Select all lines with the string "this" in them, and copy those lines.

┄┄┄┄┄┄┄┄┄┄

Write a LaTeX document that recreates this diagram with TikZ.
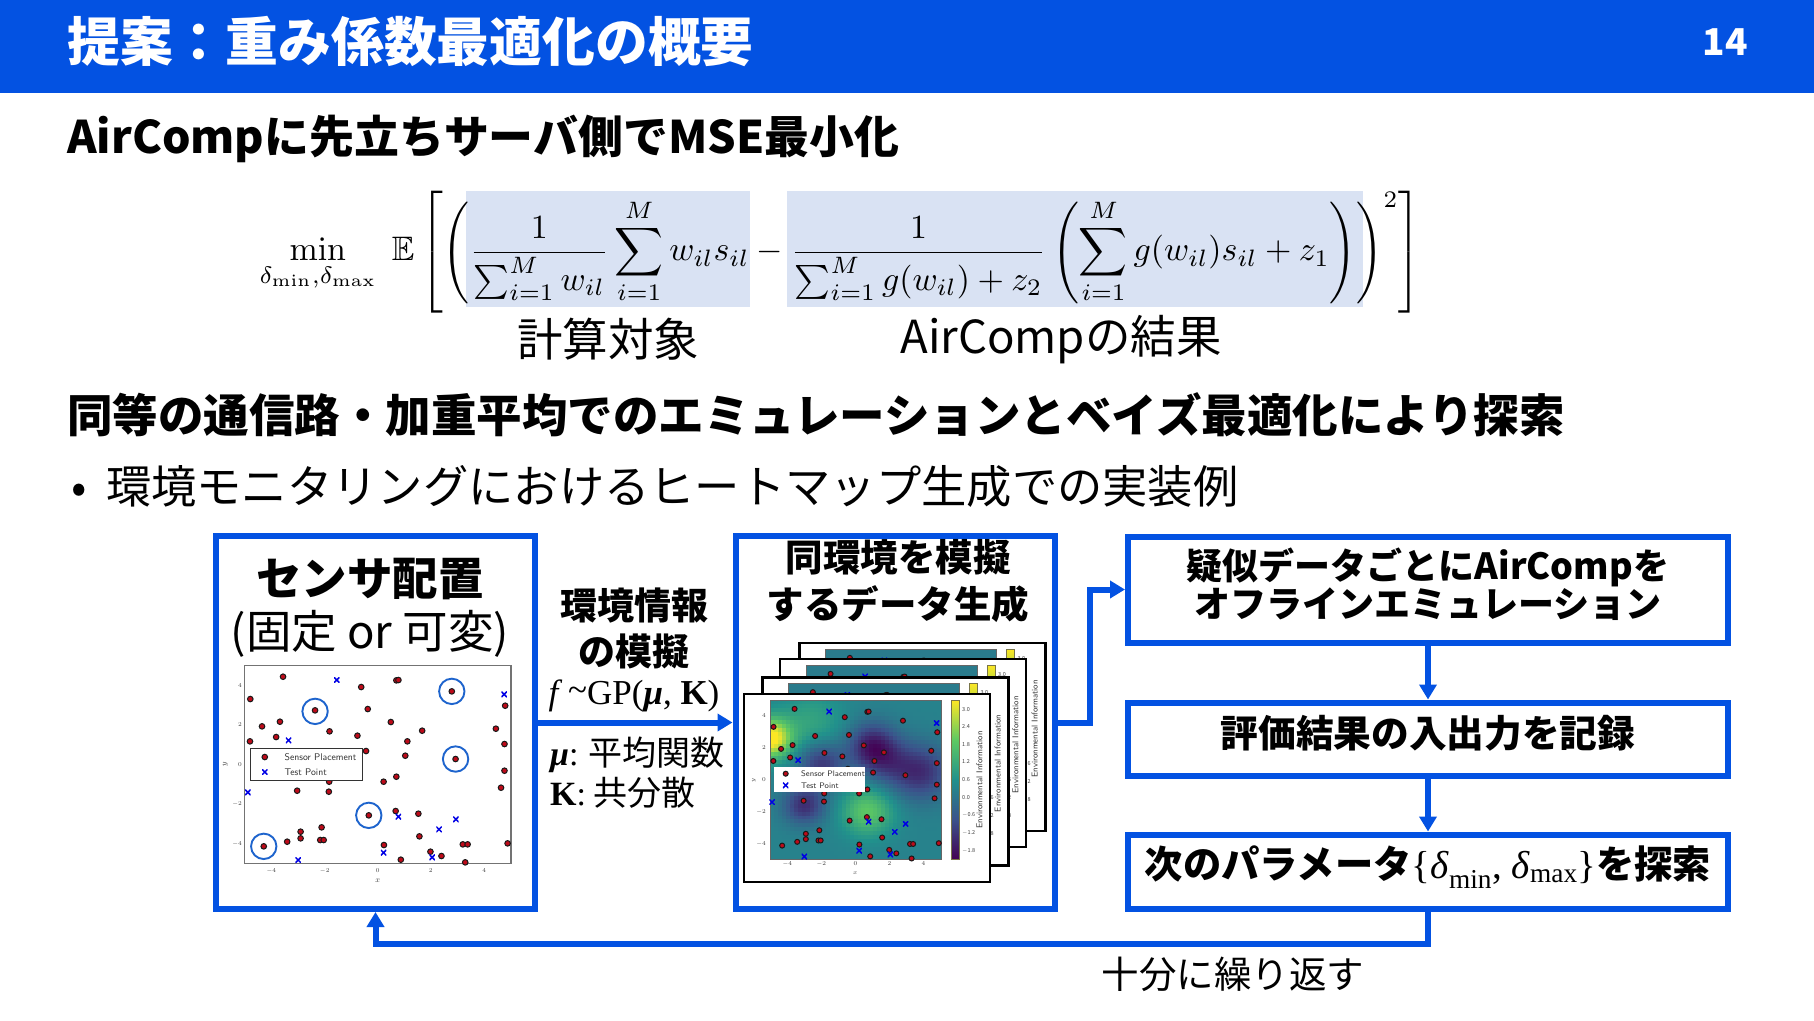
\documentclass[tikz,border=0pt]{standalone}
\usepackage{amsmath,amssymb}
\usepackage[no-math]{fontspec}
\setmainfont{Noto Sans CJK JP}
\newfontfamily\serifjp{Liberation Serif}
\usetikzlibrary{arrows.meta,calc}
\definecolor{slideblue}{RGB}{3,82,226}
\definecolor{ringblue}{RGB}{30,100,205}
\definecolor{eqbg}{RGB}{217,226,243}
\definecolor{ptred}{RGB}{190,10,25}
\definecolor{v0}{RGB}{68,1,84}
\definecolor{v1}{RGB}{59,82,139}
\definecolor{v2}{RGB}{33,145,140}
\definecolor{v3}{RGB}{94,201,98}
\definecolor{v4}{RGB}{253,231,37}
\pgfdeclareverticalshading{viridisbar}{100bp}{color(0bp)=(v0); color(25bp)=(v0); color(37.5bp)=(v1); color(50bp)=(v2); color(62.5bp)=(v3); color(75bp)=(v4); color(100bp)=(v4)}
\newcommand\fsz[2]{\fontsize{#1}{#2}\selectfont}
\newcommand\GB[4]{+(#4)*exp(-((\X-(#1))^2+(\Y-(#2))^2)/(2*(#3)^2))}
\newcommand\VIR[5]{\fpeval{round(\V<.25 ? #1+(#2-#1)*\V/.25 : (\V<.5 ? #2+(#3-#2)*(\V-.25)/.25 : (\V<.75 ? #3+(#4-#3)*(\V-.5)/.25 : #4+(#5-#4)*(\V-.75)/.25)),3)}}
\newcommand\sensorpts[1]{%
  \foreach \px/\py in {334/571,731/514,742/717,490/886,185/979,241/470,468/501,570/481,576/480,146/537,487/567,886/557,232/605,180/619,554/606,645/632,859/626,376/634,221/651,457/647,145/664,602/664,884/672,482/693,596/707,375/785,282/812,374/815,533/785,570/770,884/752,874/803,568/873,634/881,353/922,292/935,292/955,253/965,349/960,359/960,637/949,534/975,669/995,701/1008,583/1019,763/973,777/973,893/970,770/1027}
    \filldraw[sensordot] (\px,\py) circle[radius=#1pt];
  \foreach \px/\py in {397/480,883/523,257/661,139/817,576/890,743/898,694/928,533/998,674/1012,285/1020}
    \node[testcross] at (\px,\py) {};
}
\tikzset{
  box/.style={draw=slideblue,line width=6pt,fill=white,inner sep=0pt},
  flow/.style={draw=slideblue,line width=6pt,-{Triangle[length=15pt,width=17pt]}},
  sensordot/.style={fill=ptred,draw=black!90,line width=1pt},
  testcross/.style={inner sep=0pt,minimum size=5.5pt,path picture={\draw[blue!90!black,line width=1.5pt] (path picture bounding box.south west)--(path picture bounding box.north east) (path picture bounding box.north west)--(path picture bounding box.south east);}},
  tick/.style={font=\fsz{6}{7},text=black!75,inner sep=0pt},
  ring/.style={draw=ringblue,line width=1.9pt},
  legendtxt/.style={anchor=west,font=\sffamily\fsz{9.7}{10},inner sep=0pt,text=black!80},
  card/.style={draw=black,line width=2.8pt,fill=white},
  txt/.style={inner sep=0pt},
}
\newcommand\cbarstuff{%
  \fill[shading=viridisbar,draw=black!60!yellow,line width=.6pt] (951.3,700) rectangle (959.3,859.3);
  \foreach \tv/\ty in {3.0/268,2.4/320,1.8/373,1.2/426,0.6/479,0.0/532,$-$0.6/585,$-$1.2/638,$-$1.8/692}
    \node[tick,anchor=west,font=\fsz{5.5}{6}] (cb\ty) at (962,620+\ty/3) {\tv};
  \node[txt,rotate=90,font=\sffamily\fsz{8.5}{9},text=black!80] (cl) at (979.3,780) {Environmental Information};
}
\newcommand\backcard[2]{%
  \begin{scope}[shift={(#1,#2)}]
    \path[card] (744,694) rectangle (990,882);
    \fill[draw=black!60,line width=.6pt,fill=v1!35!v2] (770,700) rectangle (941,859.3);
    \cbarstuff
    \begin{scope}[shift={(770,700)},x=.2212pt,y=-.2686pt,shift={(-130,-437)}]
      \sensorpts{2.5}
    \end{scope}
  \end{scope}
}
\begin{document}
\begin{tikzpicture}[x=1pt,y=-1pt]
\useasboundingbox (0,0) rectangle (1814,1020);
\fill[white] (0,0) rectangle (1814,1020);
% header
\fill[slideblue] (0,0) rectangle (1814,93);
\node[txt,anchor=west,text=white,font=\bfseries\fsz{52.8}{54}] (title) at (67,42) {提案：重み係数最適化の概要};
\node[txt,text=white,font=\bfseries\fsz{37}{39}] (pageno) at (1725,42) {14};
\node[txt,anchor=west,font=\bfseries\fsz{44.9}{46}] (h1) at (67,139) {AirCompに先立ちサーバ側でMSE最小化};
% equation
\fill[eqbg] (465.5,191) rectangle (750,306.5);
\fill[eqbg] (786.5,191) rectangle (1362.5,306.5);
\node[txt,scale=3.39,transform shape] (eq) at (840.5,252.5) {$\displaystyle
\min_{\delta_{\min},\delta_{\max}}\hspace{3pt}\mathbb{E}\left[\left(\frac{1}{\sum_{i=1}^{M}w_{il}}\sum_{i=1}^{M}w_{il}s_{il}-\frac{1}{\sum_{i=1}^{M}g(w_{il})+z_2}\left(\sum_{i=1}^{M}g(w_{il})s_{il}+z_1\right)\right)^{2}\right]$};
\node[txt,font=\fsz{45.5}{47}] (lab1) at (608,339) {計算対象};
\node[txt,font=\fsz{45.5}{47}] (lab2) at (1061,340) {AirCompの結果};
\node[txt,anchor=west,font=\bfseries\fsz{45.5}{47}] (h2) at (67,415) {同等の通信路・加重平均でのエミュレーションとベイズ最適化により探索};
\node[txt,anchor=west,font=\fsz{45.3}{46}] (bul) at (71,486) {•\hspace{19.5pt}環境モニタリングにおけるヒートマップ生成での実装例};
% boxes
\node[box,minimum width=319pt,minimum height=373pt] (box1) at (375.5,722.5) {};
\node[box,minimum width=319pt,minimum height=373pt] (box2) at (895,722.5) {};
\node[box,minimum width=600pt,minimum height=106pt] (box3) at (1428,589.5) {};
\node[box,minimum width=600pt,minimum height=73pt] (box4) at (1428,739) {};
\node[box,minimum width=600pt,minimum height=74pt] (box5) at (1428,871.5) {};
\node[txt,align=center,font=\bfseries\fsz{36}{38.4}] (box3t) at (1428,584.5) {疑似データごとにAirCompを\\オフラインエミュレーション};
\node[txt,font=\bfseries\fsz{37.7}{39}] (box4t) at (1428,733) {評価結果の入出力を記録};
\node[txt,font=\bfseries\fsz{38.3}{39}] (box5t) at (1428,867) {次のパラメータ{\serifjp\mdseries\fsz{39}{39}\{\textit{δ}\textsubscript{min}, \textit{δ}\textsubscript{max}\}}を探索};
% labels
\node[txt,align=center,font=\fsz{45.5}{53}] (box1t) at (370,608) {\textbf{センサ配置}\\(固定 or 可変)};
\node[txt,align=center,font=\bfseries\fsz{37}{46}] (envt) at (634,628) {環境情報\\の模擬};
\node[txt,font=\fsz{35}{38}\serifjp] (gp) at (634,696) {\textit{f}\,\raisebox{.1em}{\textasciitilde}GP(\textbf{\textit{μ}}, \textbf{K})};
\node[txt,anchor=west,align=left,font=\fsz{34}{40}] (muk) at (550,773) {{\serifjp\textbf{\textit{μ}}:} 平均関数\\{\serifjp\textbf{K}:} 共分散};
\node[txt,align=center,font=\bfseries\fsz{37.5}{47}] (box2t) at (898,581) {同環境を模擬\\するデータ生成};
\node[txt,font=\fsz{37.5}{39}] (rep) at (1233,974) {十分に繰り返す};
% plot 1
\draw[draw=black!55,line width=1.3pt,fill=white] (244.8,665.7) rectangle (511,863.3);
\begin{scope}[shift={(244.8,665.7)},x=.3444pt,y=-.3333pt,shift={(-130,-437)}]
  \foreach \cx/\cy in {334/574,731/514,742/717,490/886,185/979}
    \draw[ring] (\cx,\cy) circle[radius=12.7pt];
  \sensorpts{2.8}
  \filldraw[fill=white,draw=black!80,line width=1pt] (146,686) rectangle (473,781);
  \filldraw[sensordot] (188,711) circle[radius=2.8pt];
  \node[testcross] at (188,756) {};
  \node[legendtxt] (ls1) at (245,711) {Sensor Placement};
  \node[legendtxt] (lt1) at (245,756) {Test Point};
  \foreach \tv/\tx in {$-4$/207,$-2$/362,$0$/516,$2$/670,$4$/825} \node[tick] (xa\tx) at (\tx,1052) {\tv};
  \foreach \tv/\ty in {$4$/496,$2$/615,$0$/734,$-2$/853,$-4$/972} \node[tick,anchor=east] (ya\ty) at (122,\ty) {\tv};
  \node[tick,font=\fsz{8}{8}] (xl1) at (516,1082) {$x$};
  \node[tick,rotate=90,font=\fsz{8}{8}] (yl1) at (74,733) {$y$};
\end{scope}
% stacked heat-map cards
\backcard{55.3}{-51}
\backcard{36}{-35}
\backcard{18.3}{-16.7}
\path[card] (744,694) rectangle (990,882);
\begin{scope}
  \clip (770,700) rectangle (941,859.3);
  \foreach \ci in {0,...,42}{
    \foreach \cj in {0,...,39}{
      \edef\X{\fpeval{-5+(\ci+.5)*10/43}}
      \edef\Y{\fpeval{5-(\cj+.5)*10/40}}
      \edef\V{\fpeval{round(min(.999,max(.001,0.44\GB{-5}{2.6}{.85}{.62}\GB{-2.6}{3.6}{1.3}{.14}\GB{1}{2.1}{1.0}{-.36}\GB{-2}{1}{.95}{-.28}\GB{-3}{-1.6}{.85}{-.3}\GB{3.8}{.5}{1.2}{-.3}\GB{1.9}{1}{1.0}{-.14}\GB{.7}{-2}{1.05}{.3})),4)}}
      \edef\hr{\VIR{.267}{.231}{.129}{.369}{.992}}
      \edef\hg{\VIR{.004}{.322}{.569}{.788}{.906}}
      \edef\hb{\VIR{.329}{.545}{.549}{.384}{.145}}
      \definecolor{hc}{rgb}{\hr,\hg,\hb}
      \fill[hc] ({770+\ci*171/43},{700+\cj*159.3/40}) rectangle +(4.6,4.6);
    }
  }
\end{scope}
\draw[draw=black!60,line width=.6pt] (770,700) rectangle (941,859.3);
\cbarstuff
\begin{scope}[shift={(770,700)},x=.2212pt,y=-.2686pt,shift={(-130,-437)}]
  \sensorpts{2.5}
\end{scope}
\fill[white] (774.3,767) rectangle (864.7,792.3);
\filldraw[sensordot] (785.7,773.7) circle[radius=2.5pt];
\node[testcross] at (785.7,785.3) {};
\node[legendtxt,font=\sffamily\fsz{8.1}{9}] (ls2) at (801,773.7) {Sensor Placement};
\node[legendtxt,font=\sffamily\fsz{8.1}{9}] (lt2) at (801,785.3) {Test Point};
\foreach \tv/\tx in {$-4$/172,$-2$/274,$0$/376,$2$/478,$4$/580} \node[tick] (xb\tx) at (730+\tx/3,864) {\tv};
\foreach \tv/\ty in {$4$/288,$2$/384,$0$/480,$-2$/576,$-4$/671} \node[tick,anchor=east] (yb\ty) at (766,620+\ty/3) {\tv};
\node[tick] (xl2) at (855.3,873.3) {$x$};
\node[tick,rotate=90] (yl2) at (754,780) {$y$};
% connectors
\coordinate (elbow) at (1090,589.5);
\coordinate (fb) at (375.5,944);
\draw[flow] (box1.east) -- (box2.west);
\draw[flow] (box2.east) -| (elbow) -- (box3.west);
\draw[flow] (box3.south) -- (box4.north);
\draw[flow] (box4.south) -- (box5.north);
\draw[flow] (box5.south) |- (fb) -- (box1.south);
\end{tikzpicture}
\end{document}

┄┄┄┄┄┄┄┄┄┄

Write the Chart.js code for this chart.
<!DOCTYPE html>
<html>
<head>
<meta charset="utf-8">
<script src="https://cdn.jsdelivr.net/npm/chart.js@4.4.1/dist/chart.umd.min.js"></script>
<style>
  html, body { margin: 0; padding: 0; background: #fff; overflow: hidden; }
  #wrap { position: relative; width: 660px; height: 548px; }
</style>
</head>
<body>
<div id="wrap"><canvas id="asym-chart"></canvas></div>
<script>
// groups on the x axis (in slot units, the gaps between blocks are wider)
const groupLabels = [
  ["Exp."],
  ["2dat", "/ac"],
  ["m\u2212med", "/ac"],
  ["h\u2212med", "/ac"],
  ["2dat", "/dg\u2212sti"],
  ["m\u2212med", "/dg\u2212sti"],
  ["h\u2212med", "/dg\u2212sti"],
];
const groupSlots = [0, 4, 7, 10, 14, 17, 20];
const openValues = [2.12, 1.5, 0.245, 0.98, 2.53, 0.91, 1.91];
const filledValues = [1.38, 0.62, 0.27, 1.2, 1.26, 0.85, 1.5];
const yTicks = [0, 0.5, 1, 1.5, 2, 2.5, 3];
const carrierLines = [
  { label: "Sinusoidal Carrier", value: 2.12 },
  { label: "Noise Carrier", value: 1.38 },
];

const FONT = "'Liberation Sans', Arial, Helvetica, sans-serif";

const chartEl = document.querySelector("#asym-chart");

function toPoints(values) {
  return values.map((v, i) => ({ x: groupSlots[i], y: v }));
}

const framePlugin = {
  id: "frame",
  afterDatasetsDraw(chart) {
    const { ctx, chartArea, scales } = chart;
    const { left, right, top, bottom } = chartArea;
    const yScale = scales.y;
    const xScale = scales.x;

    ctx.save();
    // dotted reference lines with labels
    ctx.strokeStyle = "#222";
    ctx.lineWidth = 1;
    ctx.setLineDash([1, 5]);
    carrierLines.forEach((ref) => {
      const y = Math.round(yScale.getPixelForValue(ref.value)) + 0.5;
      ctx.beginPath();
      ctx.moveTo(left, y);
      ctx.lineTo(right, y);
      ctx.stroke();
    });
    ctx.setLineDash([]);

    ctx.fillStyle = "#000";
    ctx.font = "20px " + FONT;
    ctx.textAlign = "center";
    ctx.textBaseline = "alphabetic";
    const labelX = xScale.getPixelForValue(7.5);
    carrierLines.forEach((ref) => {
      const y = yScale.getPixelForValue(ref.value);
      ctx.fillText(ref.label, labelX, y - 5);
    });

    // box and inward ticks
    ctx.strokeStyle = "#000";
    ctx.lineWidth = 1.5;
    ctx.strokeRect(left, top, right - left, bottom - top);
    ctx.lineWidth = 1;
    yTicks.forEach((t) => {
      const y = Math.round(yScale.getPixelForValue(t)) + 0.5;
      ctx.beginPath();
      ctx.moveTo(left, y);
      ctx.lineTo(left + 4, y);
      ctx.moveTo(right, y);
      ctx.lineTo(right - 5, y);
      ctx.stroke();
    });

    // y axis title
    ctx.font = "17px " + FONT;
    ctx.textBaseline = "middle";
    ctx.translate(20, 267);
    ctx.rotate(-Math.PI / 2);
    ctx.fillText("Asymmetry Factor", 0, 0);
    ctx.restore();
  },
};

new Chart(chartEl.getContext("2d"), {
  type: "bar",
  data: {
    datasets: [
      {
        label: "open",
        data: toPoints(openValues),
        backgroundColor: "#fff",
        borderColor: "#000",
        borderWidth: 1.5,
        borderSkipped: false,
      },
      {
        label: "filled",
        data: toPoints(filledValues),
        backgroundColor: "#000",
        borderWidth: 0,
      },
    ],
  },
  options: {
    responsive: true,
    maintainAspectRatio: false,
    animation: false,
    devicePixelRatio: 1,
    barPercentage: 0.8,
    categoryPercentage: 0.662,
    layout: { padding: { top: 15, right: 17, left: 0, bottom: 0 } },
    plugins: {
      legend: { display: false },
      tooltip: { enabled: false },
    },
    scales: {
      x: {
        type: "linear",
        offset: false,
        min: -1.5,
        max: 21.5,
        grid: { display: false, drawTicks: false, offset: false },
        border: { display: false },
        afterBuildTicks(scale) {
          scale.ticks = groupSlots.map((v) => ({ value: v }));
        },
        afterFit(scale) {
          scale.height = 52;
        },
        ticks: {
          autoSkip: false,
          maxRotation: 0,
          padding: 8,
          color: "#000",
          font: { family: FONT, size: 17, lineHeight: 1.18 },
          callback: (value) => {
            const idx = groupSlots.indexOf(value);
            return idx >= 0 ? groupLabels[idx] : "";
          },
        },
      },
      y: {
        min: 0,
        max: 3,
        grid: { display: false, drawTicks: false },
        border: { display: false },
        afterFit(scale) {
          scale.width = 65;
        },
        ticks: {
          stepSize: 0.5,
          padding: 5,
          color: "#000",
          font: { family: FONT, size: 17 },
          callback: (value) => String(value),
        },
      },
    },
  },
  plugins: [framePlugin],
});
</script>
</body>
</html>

┄┄┄┄┄┄┄┄┄┄

### REPLY
Write a LaTeX document that recreates this diagram with TikZ.
Write the Chart.js code for this chart.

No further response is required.